As molecular dynamics
simulations increase in complexity, new analysis
tools are necessary to facilitate interpreting the results. Lipids,
for instance, are known to form many complicated morphologies, because
of their amphipathic nature, becoming more intricate as the particle
count increases. A few lipids might form a micelle, where aggregation
of tens of thousands could lead to vesicle formation. Millions of
lipids comprise a cell and its organelle membranes, and are involved
in processes such as neurotransmission and transfection. To study
such phenomena, it is useful to have analysis tools that understand
what is meant by emerging entities such as micelles and vesicles.

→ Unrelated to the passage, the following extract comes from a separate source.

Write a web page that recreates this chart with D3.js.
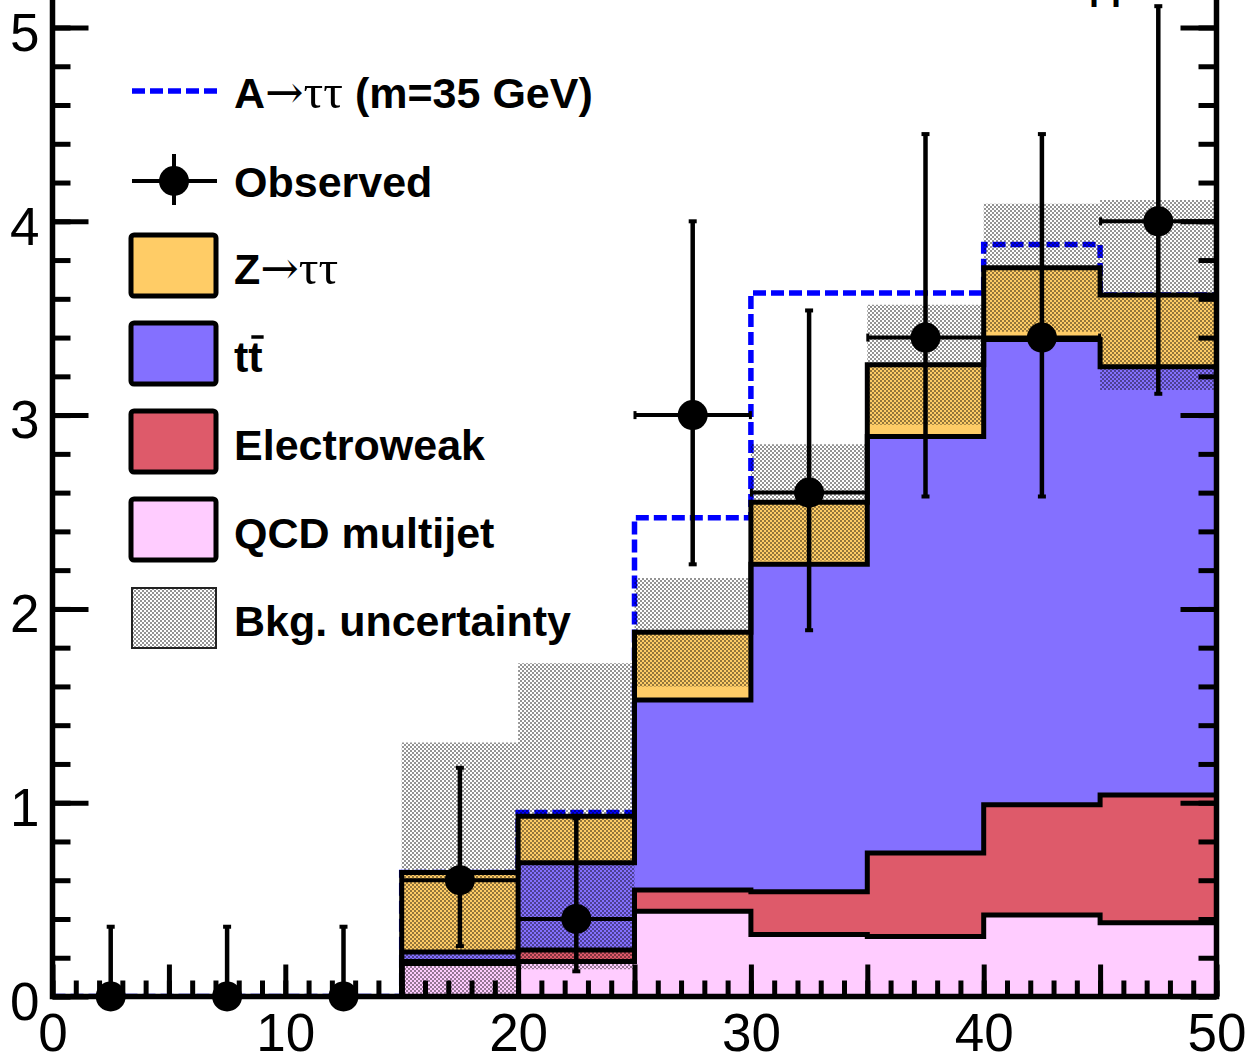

Studying such systems at the particle level only becomes extremely
tedious, counterintuitive, and computationally expensive. To address
this issue, we developed a method to track all the individual lipid
leaflets, allowing for easy and quick detection of topological changes
at the mesoscale. By using a voxel-based approach and focusing on
locality, we forego costly geometrical operations without losing important
details and chronologically identify the lipid segments using the
Jaccard index. Thus, we achieve a consistent sequential segmentation
on a wide variety of (lipid) systems, including monolayers, bilayers,
vesicles, inverted hexagonal phases, up to the membranes of a full
mitochondrion. It also discriminates between adhesion and fusion of
leaflets. We show that our method produces consistent results without
the need for prefitting parameters, and segmentation of millions of
particles can be achieved on a desktop machine.